In simplest terms, making liquor involves heating a fermented mixture of materials such as water, grains and aromatics, with the resulting steam condensed into spirits.
 
But it’s not a perfect science.
 
Proof of this stands a short distance away in the form of an on-site production lab, where experimentation of potencies and flavors is ongoing, and bottles are labeled. Inside this cozy, partially glassed shipping container with a room temperature of 80 degrees are bottles, beakers and graduated cylinders.
 
In a corner, two blue fermentation barrels bubble; the brown, soupy mixture under each lid smacks of goodness, makes you want to dive right in. Nearby, a gin trial percolates. It’s high school chemistry all over again, but so much cooler.
 
“You have to measure every ingredient,” says Earney, who admits he has a “passion for mixology.”
 
Measuring those ingredients is EOD head distiller Steve Tomori’s job.

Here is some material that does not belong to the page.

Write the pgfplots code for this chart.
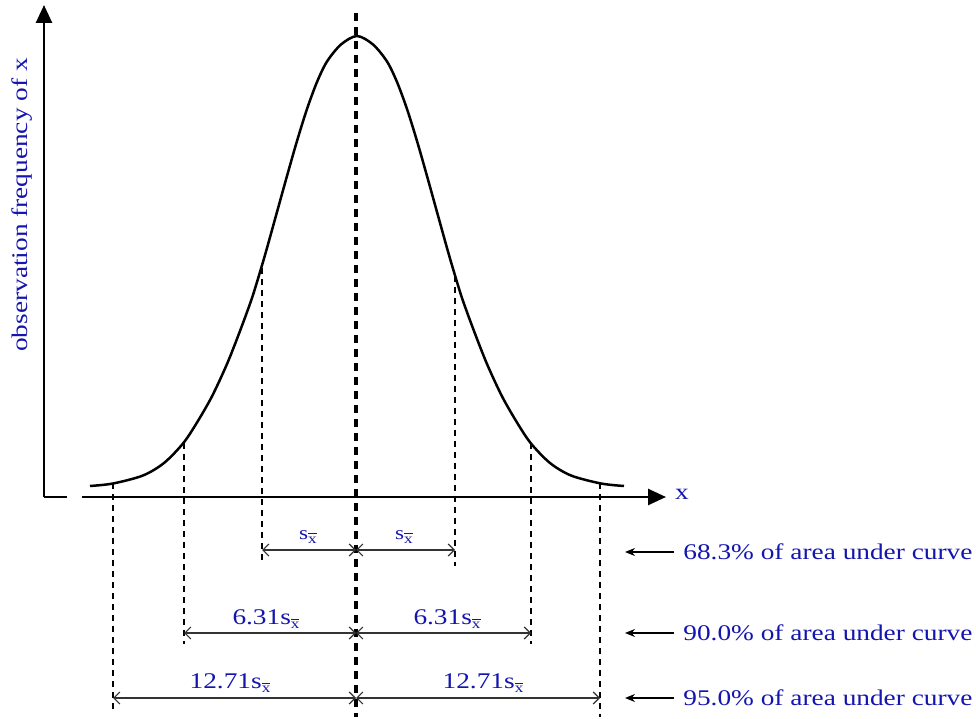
\documentclass[border=0pt]{standalone}
\usepackage{pgfplots}
\pgfplotsset{compat=1.18}
\usepackage{fontspec}
\setmainfont[FakeStretch=1.22]{Liberation Serif}
\usetikzlibrary{arrows.meta}
\definecolor{lblue}{RGB}{20,20,175}
\newcommand{\sx}{s\raisebox{-0.35ex}{\scriptsize$\overline{\mbox{x}}$}}
\tikzset{
  lbl/.style={text=lblue, font=\fontsize{11.2}{13}\selectfont},
  lblsmall/.style={text=lblue, font=\fontsize{9.5}{11}\selectfont}}

\begin{document}
\begin{tikzpicture}
\begin{axis}[
  scale only axis, width=488pt, height=358.5pt,
  xmin=0, xmax=976, ymin=-220, ymax=497,
  axis lines=none, clip=false]
% page frame
\path (0,-220) rectangle (976,497);

% axes
\draw[line width=1.3pt, -{Triangle[length=9pt,width=8pt]}] (44,0) -- (44,492);
\draw[line width=1.3pt] (44,0) -- (67,0);
\draw[line width=1.3pt, -{Triangle[length=9pt,width=8pt]}] (82,0) -- (666,0);
\node[lbl, rotate=90] at (22,292) {observation frequency of x};
\node[lbl] at (682,3) {x};

% bell curve
\addplot[black, line width=1.25pt, smooth, tension=0.5] coordinates {
  (90,11) (113,13.5) (143,21.5) (164,34) (183,53.5) (197,74.5) (212,100.7)
  (227,133) (240,166) (252,199) (261.5,230) (267,249) (277,285) (287,321)
  (297,356) (307,388) (317,415) (327,435.5) (341,452.5) (357,461)
  (373,452.5) (387,435.5) (397,415) (407,388) (417,356) (427,321)
  (437,285) (447,249) (452.5,230) (462,199) (474,166) (487,133)
  (502,100.7) (517,74.5) (531,53.5) (550,34) (571,21.5) (601,13.5) (624,11)};

% vertical markers
\begin{scope}[line width=0.9pt, dash pattern=on 3pt off 2.5pt]
\draw (113,13.5) -- (113,-216);
\draw (184,54) -- (184,-147);
\draw (262,229) -- (262,-67);
\draw (455,221) -- (455,-69);
\draw (531,53.5) -- (531,-147);
\draw (600,13.6) -- (600,-220);
\end{scope}
\draw[line width=1.6pt, dash pattern=on 4pt off 3pt] (356,484) -- (356,-220);

% interval arrows
\begin{scope}[line width=0.6pt, draw=black!80, {Straight Barb[length=3pt,width=6pt]}-{Straight Barb[length=3pt,width=6pt]}]
\draw (262,-53) -- (356,-53);
\draw (356,-53) -- (455,-53);
\draw (184,-136) -- (356,-136);
\draw (356,-136) -- (531,-136);
\draw (113,-201) -- (356,-201);
\draw (356,-201) -- (600,-201);
\end{scope}
\node[lblsmall] at (308,-40) {\sx};
\node[lblsmall] at (404,-40) {\sx};
\node[lbl] at (266,-122) {6.31\sx};
\node[lbl] at (447,-122) {6.31\sx};
\node[lbl] at (230,-186) {12.71\sx};
\node[lbl] at (483,-186) {12.71\sx};

% area notes
\begin{scope}[line width=0.6pt, -{Stealth[length=5pt,width=4pt]}]
\draw (674,-55) -- (625,-55);
\draw (674,-136) -- (625,-136);
\draw (674,-201) -- (625,-201);
\end{scope}
\node[lbl, anchor=west, inner sep=0pt] at (683,-55) {68.3\% of area under curve};
\node[lbl, anchor=west, inner sep=0pt] at (683,-136) {90.0\% of area under curve};
\node[lbl, anchor=west, inner sep=0pt] at (683,-201) {95.0\% of area under curve};
\end{axis}
\end{tikzpicture}
\end{document}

The mechanical engineer and New Jersey native says he made his first still out of fire extinguishers, producing rum and brandy, while living in Costa Rica.
 
“I did a lot of research on different still styles and configurations,” says Tomori.
 
On the production lab’s dry erase board, he illustrates the distillation process. Notes, figures and equations occupy every inch; he and the lab fizz with enthusiasm.
 
“Steve thinks in numbers,” says Faulkner, a former homebrewer who says conversations about opening a distillery started years ago.
 
“It began with close friends getting together over soup and talking about beer,” said the Eastern North Carolina native.
 
It wasn’t until November 2018, however, that things really started brewing. By April 2019 formal construction of the distillery had begun, and six key staff, including those mentioned here, had been assembled.
 
“Ninety-five percent of the work has been done by the team,” says Faulkner.
 
That included Tomori’s design and on-site construction of the 7-gallon and 70-gallon stills. It also meant restoring old windows, keeping old doors hinged and showcasing period- era features such as an old-school electrical box.
 
“A mountain of work has been accomplished,” says Tomori, pointing up at one of the stills.
 
Inspiration for the look and feel of the building – and eventually the brand– came mainly from the great outdoors, says Faulkner.
 
“Many of us grew up surfing and snowboarding,” he says. “I have a great appreciation for nature. Being outdoors, combined with good food, fine spirits and close friends, is what it’s all about for me.”
 
And it’s in that same spirit that the distillery got its name.
 
“When we’d get together for soup and beer, we’d often end conversations with, ‘Well, at the end of the day …,’ says Faulkner. “That’s how ‘End of Days’ came about. Because at the end of the day, it’s about friends and family.”
 
Setting up shop in the Castle Street Arts and Antiques District, an area recently catalyzed by an ongoing urban renaissance, further demonstrates EOD’s investment in Wilmington, Faulkner says.
 
In fact, it shows on their bottles, with graphic labels featuring portions of Wilmington’s downtown waterfront that, once put end to end, render the entire waterfront.
 
Another quality that Faulkner says hitched EOD to the Port City is the city’s Cargo District, whose epicenter is just blocks away from the distillery. “In fact, we used a shipping container as part of the construction,” Faulkner says.
 
He says he sees the establishment of EOD as having a kind of “hightide- lifts-all-boats” effect on both the city and the region’s overall beer, liquor and beverage industry.
 
That said, Faulkner thinks using, for example, the “solera system” to age whiskey will be one thing separating him from the competition. A method of aging spirits that employs multiple barrels to ensure flavor and consistency over time, solera dates to 19th-century Spain.
 
EOD’s solera-aged single malt whiskey will be limited and available only at the distillery, Faulkner says.
 
While there’s still lots to do – from conducting daily distillery tours and tastings to stocking more EOD product at select ABC stores around the region – Faulkner always seems to turn the conversation back to friends, family, hard work and good times.
 
After all, what’s more important at the end of the day?